Wednesday, May 7, 2008

Kip and the Classics: The Adventures of Huckleberry Finn

Kip says: I thought this was a children's book, but apparently it's considered important on other levels too. Twain begins with a note that says we should not look for a moral in the book, which is a nice touch: it allows us to just sit back and relax and not think too much, which is how reading used to be, before the academics got hold of it and turned it into a chore and decided that everything was symbolic of penises. It's the story of a young boy who goes on a rafting adventure with a man named Jim, a slave. They call him "N-word Jim," which makes the book controversial and keeps many schools from teaching it these days. There's a movement in society today to get rid of the word altogether but that movement hasn't reached Fort Scott yet. We still teach the book down there and you may occasionally even hear the word on the street corners. Huck and Jim get into all kinds of scrapes and Huck comes to love Jim along the way--and not in any kind of homo-erotic way as some critics like to interpret simply because Huck and Jim are half-naked all the time.

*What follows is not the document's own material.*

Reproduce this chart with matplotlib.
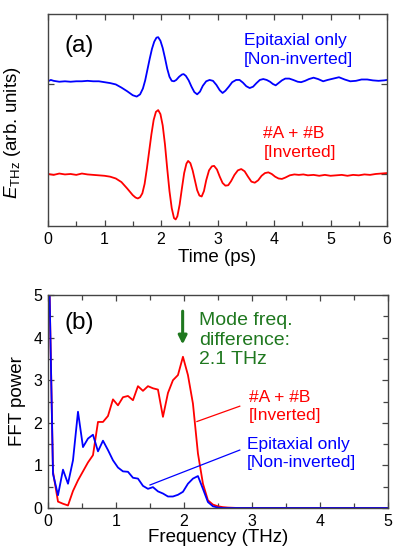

Huck begins to realize that slavery is wrong and sets out to free him and at the end there's some sort of revelation that Jim was free all along. It almost seems like there IS a moral to the book, but I prefer to just see it as a bunch of hilarious situations and mistaken identities. At the end Huck "lights out for the territory" because he doesn't want to "sivilized." I can relate, as I too am an untameable country boy who may one day break the chains of academia and buy a horse.